■ Stored data:
----------------------------------------
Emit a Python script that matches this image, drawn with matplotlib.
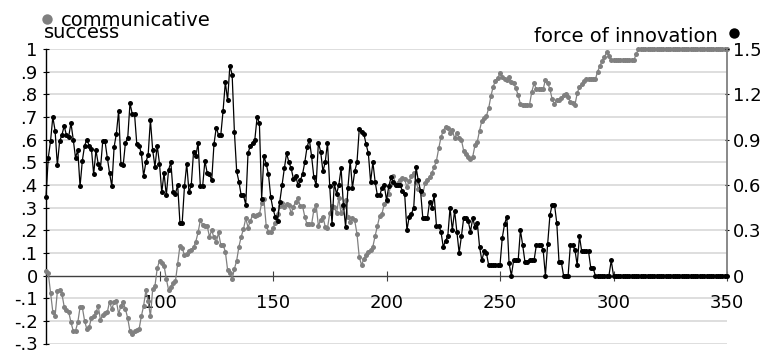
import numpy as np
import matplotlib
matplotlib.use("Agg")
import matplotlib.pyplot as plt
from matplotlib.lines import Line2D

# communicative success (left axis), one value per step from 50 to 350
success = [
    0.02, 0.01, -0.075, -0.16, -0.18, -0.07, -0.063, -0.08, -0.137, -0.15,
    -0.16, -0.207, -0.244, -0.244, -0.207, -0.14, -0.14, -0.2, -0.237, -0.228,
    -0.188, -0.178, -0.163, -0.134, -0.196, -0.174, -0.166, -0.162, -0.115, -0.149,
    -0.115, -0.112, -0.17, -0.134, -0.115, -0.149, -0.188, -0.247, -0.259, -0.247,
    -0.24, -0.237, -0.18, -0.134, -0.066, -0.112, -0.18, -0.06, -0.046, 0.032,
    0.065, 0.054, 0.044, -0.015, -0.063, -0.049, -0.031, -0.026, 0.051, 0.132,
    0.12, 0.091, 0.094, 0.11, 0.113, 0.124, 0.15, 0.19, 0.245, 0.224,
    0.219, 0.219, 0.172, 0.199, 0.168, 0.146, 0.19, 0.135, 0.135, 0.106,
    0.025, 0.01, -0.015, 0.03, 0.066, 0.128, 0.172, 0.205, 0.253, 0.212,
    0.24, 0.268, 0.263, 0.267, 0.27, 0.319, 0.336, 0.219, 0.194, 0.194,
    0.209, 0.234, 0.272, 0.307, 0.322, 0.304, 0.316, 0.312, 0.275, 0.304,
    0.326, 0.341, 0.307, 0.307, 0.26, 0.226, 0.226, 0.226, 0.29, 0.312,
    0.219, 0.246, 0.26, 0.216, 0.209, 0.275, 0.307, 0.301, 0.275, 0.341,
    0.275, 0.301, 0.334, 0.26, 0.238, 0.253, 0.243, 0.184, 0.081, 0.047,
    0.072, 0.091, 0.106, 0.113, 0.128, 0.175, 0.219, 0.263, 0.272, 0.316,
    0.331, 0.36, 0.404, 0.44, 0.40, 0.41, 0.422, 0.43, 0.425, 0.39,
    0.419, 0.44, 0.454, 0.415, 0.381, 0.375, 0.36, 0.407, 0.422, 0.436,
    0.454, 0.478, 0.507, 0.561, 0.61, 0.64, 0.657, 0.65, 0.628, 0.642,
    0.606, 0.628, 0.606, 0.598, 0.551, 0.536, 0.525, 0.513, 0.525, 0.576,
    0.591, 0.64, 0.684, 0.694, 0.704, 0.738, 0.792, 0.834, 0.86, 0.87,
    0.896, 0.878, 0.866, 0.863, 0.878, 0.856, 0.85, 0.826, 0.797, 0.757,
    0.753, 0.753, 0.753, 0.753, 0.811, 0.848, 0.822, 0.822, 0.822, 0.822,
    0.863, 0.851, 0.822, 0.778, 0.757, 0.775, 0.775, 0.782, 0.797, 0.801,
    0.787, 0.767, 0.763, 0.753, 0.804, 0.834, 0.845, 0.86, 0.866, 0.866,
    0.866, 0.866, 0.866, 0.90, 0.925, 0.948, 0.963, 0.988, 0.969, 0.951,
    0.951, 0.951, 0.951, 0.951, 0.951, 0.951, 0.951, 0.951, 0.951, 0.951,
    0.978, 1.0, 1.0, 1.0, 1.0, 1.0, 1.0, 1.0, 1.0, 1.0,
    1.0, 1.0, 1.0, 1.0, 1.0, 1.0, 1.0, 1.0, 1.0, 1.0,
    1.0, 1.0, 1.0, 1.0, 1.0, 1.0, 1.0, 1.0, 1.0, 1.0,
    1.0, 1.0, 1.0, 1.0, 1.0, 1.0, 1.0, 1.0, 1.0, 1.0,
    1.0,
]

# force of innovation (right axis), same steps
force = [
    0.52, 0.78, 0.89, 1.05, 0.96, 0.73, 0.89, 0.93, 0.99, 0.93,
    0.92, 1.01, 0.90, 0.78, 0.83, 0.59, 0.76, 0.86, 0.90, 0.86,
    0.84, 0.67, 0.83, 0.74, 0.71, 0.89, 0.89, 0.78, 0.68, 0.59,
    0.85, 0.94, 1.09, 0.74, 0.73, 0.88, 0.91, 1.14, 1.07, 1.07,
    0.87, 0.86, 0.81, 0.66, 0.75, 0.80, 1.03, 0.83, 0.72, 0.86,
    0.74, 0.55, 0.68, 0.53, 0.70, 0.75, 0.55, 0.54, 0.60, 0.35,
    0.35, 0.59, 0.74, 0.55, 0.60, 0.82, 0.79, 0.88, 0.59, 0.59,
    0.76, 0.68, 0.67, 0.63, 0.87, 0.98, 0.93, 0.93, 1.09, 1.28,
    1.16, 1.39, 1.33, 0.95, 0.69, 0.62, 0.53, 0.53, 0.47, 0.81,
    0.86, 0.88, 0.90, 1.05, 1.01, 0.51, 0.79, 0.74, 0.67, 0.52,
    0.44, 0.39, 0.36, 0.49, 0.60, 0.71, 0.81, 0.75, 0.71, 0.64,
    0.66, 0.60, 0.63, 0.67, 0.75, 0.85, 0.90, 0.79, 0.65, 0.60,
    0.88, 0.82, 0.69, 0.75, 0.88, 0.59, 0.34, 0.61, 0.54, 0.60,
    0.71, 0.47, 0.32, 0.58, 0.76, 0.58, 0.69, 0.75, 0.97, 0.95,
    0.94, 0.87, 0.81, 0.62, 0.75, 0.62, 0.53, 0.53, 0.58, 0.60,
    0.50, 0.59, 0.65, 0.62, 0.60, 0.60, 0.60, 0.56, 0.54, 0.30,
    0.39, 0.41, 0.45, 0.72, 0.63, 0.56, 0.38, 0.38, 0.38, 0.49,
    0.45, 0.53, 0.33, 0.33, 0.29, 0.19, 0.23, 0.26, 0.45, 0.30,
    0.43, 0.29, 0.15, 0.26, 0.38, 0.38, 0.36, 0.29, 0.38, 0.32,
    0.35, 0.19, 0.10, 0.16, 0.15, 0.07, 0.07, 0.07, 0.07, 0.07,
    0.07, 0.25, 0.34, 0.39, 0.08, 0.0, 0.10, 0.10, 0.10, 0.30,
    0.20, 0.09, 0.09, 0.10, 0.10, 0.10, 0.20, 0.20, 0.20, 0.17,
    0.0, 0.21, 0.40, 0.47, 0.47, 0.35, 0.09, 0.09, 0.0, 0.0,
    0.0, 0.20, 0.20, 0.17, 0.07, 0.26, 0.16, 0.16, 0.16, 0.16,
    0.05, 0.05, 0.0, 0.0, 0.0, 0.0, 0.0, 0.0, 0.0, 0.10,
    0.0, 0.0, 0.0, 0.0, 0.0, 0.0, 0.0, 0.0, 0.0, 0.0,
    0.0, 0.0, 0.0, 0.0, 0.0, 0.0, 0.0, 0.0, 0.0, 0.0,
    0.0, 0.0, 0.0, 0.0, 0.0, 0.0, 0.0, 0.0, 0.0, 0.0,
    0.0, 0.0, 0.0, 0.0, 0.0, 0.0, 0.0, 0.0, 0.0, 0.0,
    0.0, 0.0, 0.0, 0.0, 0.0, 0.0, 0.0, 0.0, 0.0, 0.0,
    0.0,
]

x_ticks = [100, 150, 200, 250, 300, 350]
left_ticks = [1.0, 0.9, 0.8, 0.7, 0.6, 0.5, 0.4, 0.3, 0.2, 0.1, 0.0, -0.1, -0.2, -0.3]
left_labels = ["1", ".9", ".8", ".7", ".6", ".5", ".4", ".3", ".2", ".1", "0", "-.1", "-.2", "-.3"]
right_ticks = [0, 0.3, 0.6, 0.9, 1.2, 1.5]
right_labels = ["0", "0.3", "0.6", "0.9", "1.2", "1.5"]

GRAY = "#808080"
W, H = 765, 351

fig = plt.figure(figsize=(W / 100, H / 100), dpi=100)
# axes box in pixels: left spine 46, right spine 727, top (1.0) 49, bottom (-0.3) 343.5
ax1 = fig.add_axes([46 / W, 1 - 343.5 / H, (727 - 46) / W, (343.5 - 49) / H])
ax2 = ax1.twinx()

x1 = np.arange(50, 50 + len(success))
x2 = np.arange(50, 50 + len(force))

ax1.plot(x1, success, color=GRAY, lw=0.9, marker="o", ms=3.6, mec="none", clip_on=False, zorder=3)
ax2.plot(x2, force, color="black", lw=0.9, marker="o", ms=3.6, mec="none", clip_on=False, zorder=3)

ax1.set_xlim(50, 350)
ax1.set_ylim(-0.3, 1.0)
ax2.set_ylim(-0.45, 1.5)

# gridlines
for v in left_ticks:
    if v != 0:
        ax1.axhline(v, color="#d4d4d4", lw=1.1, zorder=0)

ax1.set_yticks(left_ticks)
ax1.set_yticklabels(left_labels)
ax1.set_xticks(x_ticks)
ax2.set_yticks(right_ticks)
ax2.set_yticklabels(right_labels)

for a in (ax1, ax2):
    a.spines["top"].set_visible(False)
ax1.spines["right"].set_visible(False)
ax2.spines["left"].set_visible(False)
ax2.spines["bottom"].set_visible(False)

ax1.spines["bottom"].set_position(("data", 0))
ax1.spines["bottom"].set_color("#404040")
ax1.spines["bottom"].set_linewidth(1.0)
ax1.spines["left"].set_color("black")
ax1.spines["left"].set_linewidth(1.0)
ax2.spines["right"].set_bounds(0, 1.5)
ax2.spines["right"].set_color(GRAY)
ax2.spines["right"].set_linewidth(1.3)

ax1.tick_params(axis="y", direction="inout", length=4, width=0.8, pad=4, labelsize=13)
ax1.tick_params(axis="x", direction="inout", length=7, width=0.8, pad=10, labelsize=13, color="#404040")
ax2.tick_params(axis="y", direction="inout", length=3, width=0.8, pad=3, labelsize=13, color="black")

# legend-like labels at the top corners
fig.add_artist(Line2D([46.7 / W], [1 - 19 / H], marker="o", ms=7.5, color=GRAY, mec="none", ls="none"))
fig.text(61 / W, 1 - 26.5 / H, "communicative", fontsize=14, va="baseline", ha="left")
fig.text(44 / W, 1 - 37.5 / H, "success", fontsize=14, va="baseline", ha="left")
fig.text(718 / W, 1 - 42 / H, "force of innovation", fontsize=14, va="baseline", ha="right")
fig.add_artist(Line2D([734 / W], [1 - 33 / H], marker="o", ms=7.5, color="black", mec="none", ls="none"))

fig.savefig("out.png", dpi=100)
----------------------------------------
■ Written problem:
In the data above, please extract the lines from the first one through the line with "from matplotlib.lines import Line2D", exactly, and keep pictures out.

■ The completed task:
Emit a Python script that matches this image, drawn with matplotlib.
import numpy as np
import matplotlib
matplotlib.use("Agg")
import matplotlib.pyplot as plt
from matplotlib.lines import Line2D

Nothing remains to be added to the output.